Go through the material and write it all out exactly, minus the pictures.

+++ Data lines +++

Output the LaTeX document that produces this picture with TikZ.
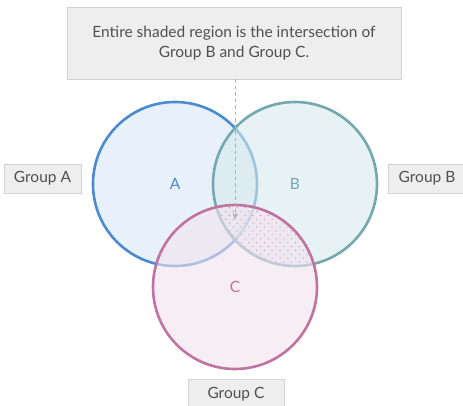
\documentclass[tikz,border=0pt]{standalone}
\usepackage{fontspec}
\setmainfont{Lato}
\usetikzlibrary{arrows,patterns.meta}

\definecolor{boxgray}{HTML}{EEEEEE}
\definecolor{boxline}{HTML}{D2D2D2}
\definecolor{textgray}{HTML}{505050}
\definecolor{blueA}{HTML}{4A8BD0}
\definecolor{fillA}{RGB}{217,232,248}
\definecolor{tealB}{HTML}{72A8AE}
\definecolor{fillB}{RGB}{213,233,235}
\definecolor{pinkC}{HTML}{C0739F}
\definecolor{fillC}{RGB}{242,227,238}
\definecolor{dotpink}{HTML}{D98FB6}

\begin{document}
\begin{tikzpicture}[x=1pt,y=-1pt,>=stealth',font=\fontsize{15.5}{20}\selectfont,
  group node/.style={fill=boxgray,draw=boxline,line width=0.6pt,text=textgray,inner sep=0pt,minimum height=29pt},
  set node/.style={circle,minimum size=164pt,line width=2.6pt,fill opacity=0.6,text opacity=1},
  note node/.style={fill=boxgray,draw=boxline,line width=0.8pt,text=textgray,align=center,minimum width=334pt,minimum height=72pt},
  pointer/.style={->,draw=gray!60,line width=1pt,dash pattern=on 3.5pt off 3pt}]

  \useasboundingbox (0,0) rectangle (463,406);

  \node[set node,draw=blueA,fill=fillA,text=blueA] (A) at (175,184) {A};
  \node[set node,draw=tealB,fill=fillB,text=tealB] (B) at (295,184) {B};
  \node[set node,draw=pinkC,fill=fillC,text=pinkC] (C) at (235,287) {C};

  % shaded part: B and C
  \begin{scope}
    \clip (B.center) circle (81pt);
    \fill[pattern={Dots[radius=0.7pt,distance=5.5pt,angle=45]},pattern color=dotpink] (C.center) circle (81pt);
  \end{scope}

  \node[note node] (note) at (234,43) {Entire shaded region is the intersection of\\Group B and Group C.};
  \node[group node,minimum width=77pt] (gA) at (42.5,178.5) {Group A};
  \node[group node,minimum width=77pt] (gB) at (427,178.5) {Group B};
  \node[group node,minimum width=96pt] (gC) at (236,394) {Group C};

  \coordinate (hit) at (235,219);
  \draw[pointer] (note.south -| hit) -- (hit);
\end{tikzpicture}
\end{document}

+++

# [Result of the exercise]
Output the LaTeX document that produces this picture with TikZ.
\documentclass[tikz,border=0pt]{standalone}
\usepackage{fontspec}
\setmainfont{Lato}
\usetikzlibrary{arrows,patterns.meta}

\definecolor{boxgray}{HTML}{EEEEEE}
\definecolor{boxline}{HTML}{D2D2D2}
\definecolor{textgray}{HTML}{505050}
\definecolor{blueA}{HTML}{4A8BD0}
\definecolor{fillA}{RGB}{217,232,248}
\definecolor{tealB}{HTML}{72A8AE}
\definecolor{fillB}{RGB}{213,233,235}
\definecolor{pinkC}{HTML}{C0739F}
\definecolor{fillC}{RGB}{242,227,238}
\definecolor{dotpink}{HTML}{D98FB6}

\begin{document}
\begin{tikzpicture}[x=1pt,y=-1pt,>=stealth',font=\fontsize{15.5}{20}\selectfont,
  group node/.style={fill=boxgray,draw=boxline,line width=0.6pt,text=textgray,inner sep=0pt,minimum height=29pt},
  set node/.style={circle,minimum size=164pt,line width=2.6pt,fill opacity=0.6,text opacity=1},
  note node/.style={fill=boxgray,draw=boxline,line width=0.8pt,text=textgray,align=center,minimum width=334pt,minimum height=72pt},
  pointer/.style={->,draw=gray!60,line width=1pt,dash pattern=on 3.5pt off 3pt}]

  \useasboundingbox (0,0) rectangle (463,406);

  \node[set node,draw=blueA,fill=fillA,text=blueA] (A) at (175,184) {A};
  \node[set node,draw=tealB,fill=fillB,text=tealB] (B) at (295,184) {B};
  \node[set node,draw=pinkC,fill=fillC,text=pinkC] (C) at (235,287) {C};

  % shaded part: B and C
  \begin{scope}
    \clip (B.center) circle (81pt);
    \fill[pattern={Dots[radius=0.7pt,distance=5.5pt,angle=45]},pattern color=dotpink] (C.center) circle (81pt);
  \end{scope}

  \node[note node] (note) at (234,43) {Entire shaded region is the intersection of\\Group B and Group C.};
  \node[group node,minimum width=77pt] (gA) at (42.5,178.5) {Group A};
  \node[group node,minimum width=77pt] (gB) at (427,178.5) {Group B};
  \node[group node,minimum width=96pt] (gC) at (236,394) {Group C};

  \coordinate (hit) at (235,219);
  \draw[pointer] (note.south -| hit) -- (hit);
\end{tikzpicture}
\end{document}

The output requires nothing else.